The ``code-block`` directive replaces all (raw) horizontal tabulation characters with spaces, hence the displayed code can differ from source, even ignoring highlighting
Describe the bug
Consider this source using raw horizontal tabulation character ascii 09 (TAB char).
.. code-block::
"23456781234567812345678123456781234567812345678"
mystring = r"a ab abc abcd abcde bar"
(take into account the github markdown uses tab stops every 4 spaces, this was done in an editor using 8 spaces per tab).
Then the HTML will use spaces, not tabs in <pre>...</pre>.
<div class="highlight-default notranslate"><div class="highlight"><pre><span></span><span class="s2">"23456781234567812345678123456781234567812345678"</span>
<span class="n">mystring</span> <span class="o">=</span> <span class="sa">r</span><span class="s2">"a ab abc abcd abcde bar"</span>
</pre></div>
This contains no tabulation characters. So copying-pasting does not allow to recover the original source code.
How to Reproduce
Use above in index.rst and excute make html.
Environment Information
Platform: darwin; (macOS-15.7.2-arm64-arm-64bit-Mach-O)
Python version: 3.13.3 (v3.13.3:6280bb54784, Apr 8 2025, 10:47:54) [Clang 15.0.0 (clang-1500.3.9.4)])
Python implementation: CPython
Sphinx version: 8.3.0+/5d0ad1686
Docutils version: 0.22.4b1.dev
Jinja2 version: 3.1.6
Pygments version: 2.19.1
Sphinx extensions
Additional context
On the other hand, literalinclude preserves horizontal tab characters.
Originally from this comment.
I presume this is a well-known fact, which simply illustrates the utility of attachment of the true source code.
This is a known and documented limitation of the reStructuredText format.
Tabs will be converted to spaces. Tab stops are at every 8th column (processing systems may make this value configurable, Docutils uses the tab_width configuration setting). — https://docutils.sourceforge.io/docs/ref/rst/restructuredtext.html#whitespace
The workaround for formal languages that mandate the use of TABs is to use an external file for the code samples and include it with
the include directive using the literal or code option together with the
tab-width option set to a negative value, e.g.:
.. include:: Makefile
:code: make
:tab-width: -8
:start-line: 24
:end-line: 42
There are a related Docutils feature request and a thread in the mail archive.
It turned out to be a complex problem to get this right for the general case of indentation with mixed TABs and SPACEs. The proposed patch set works in some well-behaved cases but fails in other valid use cases.

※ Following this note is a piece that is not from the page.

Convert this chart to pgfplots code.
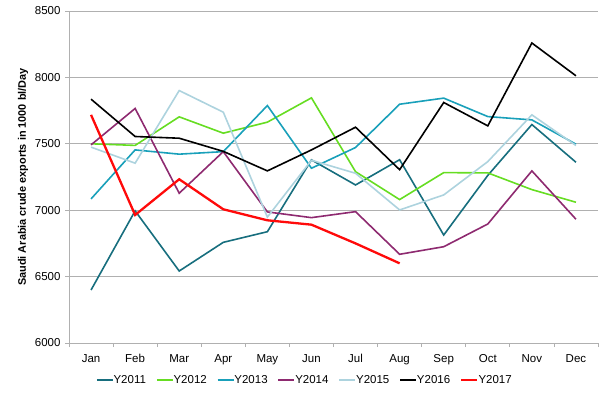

The workaround for formal languages that mandate the use of TABs is to use an external file for the code samples and include it with the include https://docutils.sourceforge.io/docs/ref/rst/directives.html#include directive using the literal or code option together with the tab-width option https://docutils.sourceforge.io/docs/ref/rst/directives.html#include-options set to a negative value, e.g.:
I read the linked-to documentation and I can't tell if using -1, -4 or -8 has any significance?
@gmilde Thanks for the links to pre-existing discussion at Docutils.
The present problem thus applies to all builders.
Regarding the PDF format, there appears to exist grave difficulties with rendering TABs (and spaces). I am currently unaware of any working method to produce PDFs via LaTeX from which one can copy-paste code listings in a manner which will recover horizontal tabulations as ascii 09 characters and paste them as such in a text editor. I experimented a bit with accsupp LaTeX package and never got any working method (even wasted time handling lies of an AI), even while using Adobe Acrobat (did not try the Pro version which I don't own).
One can "attach" files to a PDF, and I have some experience with LaTeX package attachfile but did encounter various limitations with it in the past related mainly to what PDF viewers actually will display or not.
Nevertheless "attaching" the source code to PDFs looks like the sole working manner to allow working copy-paste. These things are well-known I guess, but are nevertheless a very strong limitation of PDF, which current "accessibility" effort of LaTeX do not seem to solve yet.
I read the linked-to documentation and I can't tell if using
-1,-4or-8has any significance?
No, all negative values just keep the TAB as TAB.